TASK: Of all the lines in the records below, how many hold the word "this"? Give the number alone.

GIVEN INFORMATION:
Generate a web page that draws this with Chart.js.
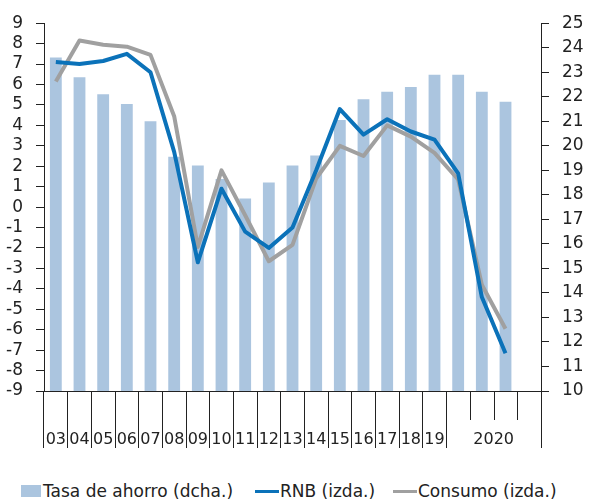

==

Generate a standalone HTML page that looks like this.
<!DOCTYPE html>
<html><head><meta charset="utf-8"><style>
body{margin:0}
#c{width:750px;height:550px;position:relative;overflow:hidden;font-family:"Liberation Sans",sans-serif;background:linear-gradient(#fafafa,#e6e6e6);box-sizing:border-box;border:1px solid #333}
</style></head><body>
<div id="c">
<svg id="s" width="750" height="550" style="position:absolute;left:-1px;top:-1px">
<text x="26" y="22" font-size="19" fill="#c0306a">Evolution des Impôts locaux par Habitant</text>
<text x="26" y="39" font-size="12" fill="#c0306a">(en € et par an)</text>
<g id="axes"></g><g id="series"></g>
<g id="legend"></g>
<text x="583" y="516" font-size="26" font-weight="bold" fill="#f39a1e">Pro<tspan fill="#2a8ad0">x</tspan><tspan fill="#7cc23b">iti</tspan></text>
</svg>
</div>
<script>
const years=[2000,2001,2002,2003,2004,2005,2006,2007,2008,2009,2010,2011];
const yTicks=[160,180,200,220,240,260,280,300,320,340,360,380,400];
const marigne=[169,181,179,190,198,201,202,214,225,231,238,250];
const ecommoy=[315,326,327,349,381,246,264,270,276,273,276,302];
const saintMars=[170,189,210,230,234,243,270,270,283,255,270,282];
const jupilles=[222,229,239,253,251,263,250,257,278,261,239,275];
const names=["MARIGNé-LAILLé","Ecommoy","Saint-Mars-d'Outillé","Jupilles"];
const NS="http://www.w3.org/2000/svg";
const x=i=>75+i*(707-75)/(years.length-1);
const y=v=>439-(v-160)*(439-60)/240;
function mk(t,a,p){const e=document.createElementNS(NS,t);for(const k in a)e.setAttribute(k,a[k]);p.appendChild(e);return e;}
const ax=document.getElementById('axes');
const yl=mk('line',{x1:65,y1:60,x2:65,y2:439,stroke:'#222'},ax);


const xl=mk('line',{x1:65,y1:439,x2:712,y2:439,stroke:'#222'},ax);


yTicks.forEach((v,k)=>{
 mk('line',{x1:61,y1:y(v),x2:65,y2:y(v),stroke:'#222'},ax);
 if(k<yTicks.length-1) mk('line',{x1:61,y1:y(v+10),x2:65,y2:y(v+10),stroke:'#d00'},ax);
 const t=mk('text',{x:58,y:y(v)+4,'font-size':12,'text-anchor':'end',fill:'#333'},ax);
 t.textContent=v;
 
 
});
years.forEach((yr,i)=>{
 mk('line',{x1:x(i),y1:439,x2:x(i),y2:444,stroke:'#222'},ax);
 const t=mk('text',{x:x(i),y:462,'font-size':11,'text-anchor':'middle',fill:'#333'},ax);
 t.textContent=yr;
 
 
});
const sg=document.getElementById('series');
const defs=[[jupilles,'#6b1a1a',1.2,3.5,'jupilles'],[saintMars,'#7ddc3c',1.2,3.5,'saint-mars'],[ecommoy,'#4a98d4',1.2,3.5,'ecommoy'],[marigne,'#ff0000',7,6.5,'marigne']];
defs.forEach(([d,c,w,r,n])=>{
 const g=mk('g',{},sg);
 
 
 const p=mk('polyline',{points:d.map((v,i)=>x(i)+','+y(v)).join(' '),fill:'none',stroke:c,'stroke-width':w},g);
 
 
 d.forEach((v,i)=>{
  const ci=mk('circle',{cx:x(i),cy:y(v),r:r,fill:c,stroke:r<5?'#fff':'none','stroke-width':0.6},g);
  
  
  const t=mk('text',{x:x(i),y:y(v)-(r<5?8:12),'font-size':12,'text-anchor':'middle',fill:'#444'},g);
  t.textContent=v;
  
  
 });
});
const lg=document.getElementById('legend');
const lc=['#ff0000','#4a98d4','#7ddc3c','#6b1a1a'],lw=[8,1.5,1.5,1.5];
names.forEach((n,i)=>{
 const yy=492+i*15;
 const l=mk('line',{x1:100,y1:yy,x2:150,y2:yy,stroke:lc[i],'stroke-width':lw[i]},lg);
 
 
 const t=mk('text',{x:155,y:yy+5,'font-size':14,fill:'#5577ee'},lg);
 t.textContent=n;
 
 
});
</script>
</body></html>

---

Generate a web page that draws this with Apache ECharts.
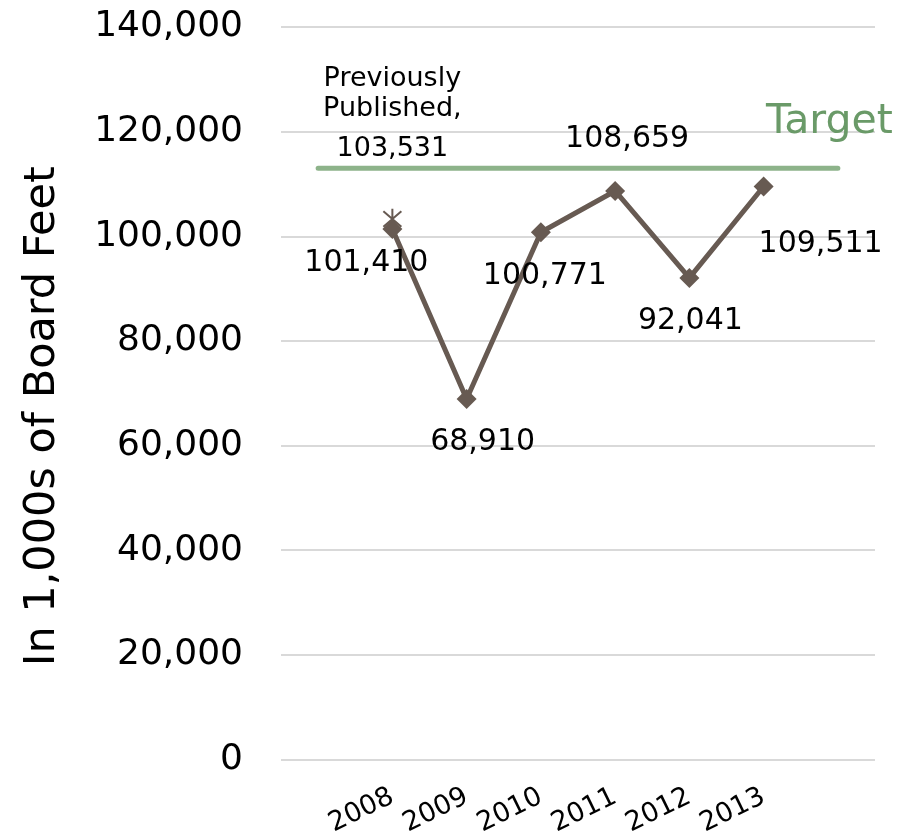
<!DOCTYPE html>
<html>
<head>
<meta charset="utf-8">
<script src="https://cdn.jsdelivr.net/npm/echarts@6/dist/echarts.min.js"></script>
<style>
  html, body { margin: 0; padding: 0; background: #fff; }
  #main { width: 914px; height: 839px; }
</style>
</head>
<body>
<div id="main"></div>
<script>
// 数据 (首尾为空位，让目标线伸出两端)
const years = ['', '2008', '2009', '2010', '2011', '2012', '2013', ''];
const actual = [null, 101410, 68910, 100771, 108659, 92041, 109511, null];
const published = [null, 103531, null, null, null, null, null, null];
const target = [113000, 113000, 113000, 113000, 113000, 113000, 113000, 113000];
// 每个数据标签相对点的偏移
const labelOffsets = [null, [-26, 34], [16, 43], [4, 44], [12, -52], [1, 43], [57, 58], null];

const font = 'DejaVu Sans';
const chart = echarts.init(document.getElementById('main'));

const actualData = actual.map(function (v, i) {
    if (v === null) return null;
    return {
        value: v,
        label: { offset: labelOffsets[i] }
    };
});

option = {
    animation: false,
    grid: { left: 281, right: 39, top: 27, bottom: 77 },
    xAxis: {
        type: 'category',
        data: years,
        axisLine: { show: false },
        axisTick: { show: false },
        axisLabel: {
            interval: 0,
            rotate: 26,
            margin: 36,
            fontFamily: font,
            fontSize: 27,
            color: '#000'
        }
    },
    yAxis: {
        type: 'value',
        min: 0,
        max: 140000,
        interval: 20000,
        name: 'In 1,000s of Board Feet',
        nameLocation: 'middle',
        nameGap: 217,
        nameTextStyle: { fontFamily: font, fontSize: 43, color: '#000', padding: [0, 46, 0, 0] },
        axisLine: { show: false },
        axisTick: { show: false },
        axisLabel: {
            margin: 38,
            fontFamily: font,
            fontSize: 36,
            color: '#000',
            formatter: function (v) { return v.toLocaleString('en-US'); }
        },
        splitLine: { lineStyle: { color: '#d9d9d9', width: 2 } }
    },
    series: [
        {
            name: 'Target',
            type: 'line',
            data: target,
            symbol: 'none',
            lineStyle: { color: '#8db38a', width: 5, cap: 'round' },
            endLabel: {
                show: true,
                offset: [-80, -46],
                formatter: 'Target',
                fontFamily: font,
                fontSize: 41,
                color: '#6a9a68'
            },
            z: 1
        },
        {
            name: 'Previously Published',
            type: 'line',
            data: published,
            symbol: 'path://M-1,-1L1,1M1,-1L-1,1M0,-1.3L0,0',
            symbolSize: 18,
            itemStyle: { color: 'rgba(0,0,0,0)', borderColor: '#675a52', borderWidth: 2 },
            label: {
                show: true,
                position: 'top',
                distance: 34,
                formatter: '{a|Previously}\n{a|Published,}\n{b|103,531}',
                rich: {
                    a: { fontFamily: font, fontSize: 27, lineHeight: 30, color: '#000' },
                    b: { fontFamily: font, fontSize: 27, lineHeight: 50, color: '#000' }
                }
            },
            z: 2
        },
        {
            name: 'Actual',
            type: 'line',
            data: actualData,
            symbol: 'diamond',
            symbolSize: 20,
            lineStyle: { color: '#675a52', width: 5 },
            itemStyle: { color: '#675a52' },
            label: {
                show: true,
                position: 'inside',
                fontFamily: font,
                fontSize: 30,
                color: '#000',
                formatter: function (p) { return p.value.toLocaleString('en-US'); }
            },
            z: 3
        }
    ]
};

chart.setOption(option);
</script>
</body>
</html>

PROBLEM SOLUTION: 3